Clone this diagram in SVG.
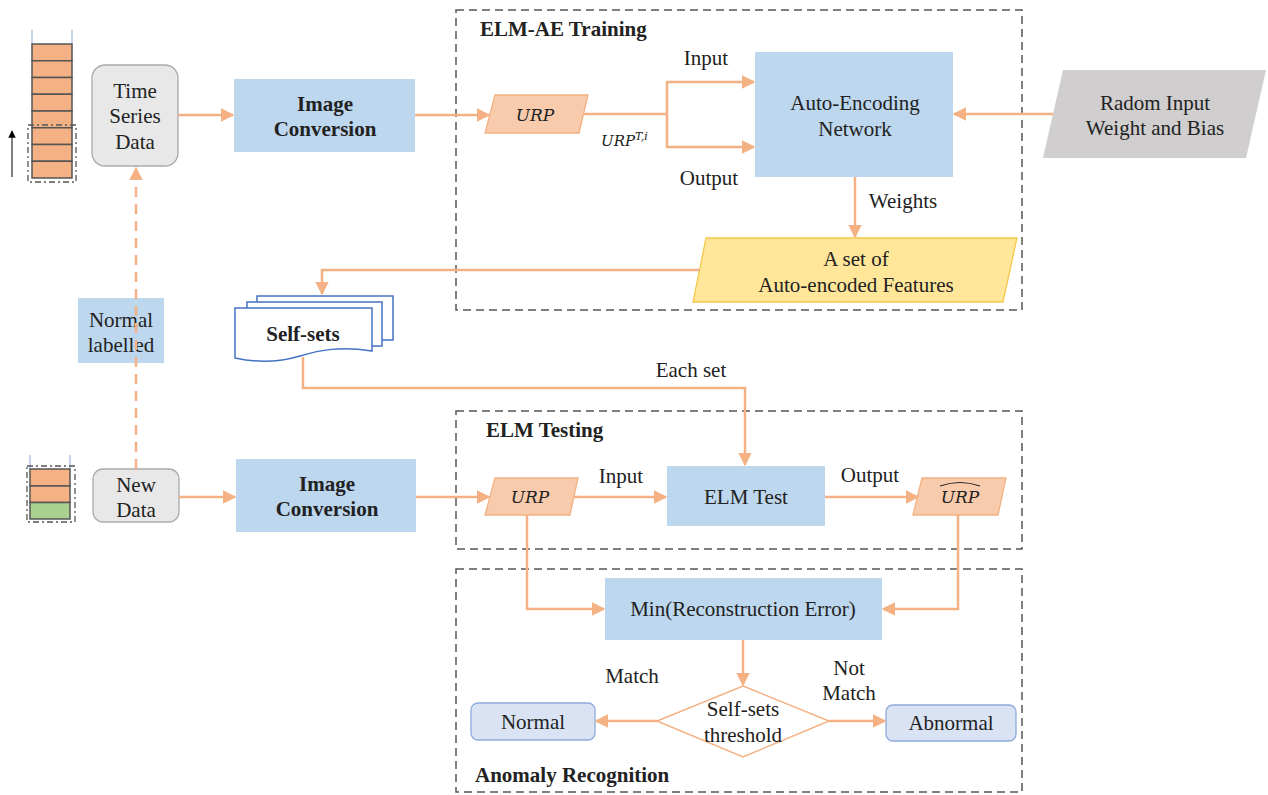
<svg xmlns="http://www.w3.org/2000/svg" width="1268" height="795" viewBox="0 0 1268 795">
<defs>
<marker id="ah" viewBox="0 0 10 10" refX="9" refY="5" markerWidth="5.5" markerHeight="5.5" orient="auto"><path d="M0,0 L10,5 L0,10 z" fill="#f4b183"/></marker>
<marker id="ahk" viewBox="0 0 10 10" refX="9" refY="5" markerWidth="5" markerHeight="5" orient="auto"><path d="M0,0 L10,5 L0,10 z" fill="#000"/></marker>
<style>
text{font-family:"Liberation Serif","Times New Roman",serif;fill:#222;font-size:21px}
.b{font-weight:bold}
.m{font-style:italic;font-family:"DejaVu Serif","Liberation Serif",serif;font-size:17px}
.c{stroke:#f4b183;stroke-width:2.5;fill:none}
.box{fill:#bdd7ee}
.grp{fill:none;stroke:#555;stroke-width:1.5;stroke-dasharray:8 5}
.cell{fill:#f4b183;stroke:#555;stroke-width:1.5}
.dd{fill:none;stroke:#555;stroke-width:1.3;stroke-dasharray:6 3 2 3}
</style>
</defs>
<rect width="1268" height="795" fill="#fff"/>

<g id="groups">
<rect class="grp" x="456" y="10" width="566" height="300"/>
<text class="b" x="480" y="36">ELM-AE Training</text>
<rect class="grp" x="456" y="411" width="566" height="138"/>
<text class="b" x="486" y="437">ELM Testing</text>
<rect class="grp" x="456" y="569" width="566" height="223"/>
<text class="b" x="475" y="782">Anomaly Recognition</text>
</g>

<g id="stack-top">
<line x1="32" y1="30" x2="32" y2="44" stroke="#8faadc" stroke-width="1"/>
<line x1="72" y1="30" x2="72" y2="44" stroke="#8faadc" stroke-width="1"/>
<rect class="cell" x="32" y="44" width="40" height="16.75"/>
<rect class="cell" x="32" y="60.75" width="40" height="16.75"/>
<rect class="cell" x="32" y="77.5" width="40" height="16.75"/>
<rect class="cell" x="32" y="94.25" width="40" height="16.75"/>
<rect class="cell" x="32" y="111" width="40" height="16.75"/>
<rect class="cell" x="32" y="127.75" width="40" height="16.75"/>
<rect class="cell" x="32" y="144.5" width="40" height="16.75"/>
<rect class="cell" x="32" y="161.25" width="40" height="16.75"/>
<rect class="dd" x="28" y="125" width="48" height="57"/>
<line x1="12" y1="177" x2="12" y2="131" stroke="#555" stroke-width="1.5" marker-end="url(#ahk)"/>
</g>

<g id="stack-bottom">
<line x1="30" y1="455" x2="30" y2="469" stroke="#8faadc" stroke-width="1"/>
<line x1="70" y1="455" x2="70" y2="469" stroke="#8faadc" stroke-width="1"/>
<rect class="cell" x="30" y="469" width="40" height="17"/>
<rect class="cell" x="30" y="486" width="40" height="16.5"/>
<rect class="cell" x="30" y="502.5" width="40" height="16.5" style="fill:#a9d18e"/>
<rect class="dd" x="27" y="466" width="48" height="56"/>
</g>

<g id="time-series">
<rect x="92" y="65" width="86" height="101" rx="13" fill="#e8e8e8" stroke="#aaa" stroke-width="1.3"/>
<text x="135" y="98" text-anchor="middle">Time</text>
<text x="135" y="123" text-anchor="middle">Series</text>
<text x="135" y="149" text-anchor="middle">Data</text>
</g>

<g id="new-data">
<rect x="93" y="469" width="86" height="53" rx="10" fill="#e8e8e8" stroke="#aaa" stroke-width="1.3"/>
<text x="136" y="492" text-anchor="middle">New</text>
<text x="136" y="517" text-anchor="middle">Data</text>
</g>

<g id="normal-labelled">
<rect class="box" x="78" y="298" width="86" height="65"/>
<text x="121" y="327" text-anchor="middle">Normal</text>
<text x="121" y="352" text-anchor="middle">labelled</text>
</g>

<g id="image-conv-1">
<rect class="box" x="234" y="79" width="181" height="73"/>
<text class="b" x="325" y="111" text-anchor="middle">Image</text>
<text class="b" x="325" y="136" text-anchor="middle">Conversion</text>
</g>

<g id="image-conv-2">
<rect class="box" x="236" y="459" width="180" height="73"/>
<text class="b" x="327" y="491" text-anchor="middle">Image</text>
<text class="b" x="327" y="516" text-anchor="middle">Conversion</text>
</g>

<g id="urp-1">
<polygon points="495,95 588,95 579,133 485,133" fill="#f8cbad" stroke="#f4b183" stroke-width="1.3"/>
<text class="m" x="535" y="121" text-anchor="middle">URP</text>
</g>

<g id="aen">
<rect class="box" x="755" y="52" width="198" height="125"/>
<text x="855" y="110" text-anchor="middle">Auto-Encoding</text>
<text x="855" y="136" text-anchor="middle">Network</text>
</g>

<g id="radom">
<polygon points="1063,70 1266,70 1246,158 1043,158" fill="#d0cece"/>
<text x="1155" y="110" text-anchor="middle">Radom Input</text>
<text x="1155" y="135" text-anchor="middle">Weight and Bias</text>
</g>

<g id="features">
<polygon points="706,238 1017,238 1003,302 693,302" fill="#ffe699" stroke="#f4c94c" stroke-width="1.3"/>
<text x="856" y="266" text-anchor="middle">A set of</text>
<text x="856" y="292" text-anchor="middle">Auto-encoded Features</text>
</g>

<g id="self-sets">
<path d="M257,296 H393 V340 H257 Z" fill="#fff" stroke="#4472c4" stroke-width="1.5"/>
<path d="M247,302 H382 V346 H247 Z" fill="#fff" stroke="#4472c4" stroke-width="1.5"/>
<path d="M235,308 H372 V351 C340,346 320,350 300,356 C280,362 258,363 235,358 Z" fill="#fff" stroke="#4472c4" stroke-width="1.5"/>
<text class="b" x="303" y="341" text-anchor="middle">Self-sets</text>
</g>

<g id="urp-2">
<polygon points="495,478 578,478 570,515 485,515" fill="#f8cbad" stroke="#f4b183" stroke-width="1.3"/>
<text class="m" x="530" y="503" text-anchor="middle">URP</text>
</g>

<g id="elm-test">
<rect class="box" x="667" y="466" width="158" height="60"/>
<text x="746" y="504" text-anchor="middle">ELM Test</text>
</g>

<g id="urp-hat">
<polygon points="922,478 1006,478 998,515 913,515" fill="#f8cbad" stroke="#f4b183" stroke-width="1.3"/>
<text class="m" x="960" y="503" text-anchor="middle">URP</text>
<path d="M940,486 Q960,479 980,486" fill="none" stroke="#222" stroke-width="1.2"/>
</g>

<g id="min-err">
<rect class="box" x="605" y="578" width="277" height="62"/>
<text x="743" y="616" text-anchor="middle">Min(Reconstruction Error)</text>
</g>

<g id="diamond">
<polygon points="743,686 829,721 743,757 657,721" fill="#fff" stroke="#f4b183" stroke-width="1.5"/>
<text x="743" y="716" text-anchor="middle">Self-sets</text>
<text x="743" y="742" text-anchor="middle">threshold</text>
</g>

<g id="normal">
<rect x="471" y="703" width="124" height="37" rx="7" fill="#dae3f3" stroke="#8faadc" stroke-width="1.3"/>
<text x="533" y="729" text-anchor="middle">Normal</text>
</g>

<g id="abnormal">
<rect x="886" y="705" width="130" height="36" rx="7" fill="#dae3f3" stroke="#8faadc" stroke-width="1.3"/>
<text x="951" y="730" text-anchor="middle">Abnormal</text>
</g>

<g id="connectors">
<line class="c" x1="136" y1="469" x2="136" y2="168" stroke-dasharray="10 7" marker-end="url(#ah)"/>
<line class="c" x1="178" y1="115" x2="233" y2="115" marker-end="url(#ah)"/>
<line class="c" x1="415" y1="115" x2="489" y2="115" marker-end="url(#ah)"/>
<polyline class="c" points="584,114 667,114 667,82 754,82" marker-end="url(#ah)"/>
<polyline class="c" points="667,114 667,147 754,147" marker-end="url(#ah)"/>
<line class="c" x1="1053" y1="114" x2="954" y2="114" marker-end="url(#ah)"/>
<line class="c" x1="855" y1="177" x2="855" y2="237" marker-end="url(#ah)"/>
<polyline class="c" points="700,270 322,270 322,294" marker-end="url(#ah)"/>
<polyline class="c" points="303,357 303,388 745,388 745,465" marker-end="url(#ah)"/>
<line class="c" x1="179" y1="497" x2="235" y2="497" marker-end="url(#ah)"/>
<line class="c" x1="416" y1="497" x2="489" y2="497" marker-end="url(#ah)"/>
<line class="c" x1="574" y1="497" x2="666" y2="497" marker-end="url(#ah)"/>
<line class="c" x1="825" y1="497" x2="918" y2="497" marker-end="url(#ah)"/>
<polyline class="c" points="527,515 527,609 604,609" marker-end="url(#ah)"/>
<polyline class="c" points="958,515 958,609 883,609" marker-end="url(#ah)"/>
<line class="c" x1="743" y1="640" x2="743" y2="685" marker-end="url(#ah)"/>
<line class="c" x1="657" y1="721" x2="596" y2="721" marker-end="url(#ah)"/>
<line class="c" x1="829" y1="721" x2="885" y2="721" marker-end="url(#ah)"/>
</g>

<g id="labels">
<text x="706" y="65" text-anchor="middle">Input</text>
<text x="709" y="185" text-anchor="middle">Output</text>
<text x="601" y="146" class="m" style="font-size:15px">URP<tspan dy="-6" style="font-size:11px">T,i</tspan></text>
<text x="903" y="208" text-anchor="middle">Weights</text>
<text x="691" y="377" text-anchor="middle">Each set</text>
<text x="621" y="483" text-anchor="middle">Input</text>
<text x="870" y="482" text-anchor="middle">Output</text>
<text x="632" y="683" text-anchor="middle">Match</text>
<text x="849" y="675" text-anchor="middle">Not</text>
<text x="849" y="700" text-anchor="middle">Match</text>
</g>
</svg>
════════════════
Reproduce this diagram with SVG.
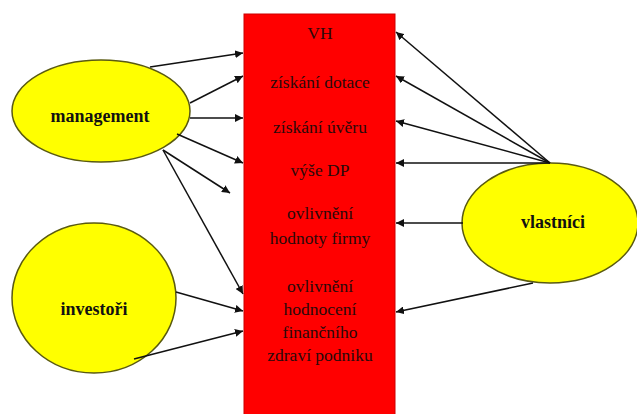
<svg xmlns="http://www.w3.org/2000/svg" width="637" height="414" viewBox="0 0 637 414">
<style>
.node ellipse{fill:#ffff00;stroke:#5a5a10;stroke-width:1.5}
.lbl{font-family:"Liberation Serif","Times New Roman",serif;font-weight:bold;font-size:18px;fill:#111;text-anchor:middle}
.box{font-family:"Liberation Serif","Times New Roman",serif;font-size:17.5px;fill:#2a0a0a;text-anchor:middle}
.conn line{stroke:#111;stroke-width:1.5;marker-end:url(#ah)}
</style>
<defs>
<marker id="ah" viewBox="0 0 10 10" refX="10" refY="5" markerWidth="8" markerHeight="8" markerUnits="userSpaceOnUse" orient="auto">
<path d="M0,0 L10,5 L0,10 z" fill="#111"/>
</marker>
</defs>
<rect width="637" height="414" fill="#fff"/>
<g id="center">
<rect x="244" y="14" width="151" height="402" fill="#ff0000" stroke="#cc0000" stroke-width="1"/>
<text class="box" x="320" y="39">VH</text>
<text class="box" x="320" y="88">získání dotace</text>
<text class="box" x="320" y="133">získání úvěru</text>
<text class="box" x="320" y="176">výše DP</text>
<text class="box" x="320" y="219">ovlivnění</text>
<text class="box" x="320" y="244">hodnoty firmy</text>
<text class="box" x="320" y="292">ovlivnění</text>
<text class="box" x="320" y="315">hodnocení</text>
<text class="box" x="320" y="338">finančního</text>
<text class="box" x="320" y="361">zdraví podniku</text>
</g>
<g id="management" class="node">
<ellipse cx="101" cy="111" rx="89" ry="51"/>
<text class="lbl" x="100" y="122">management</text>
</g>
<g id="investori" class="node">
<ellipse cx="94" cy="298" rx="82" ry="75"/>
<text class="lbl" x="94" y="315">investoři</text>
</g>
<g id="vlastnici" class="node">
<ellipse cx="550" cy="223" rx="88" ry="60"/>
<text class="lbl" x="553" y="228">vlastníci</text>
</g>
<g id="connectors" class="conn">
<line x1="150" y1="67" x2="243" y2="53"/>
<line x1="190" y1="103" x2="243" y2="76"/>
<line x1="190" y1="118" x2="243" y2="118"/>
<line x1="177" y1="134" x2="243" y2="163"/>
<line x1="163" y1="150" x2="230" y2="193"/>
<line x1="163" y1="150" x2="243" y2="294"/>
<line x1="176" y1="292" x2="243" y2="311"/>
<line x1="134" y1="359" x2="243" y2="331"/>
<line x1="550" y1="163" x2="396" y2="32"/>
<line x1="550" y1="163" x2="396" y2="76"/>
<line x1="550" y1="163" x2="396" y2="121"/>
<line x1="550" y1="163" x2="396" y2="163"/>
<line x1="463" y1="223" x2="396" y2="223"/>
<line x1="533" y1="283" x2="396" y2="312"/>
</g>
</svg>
════════════════
**The exercise**.
Return every line from the records above that holds the word "this".

**Exercise output**.
Clone this diagram in SVG.
Reproduce this diagram with SVG.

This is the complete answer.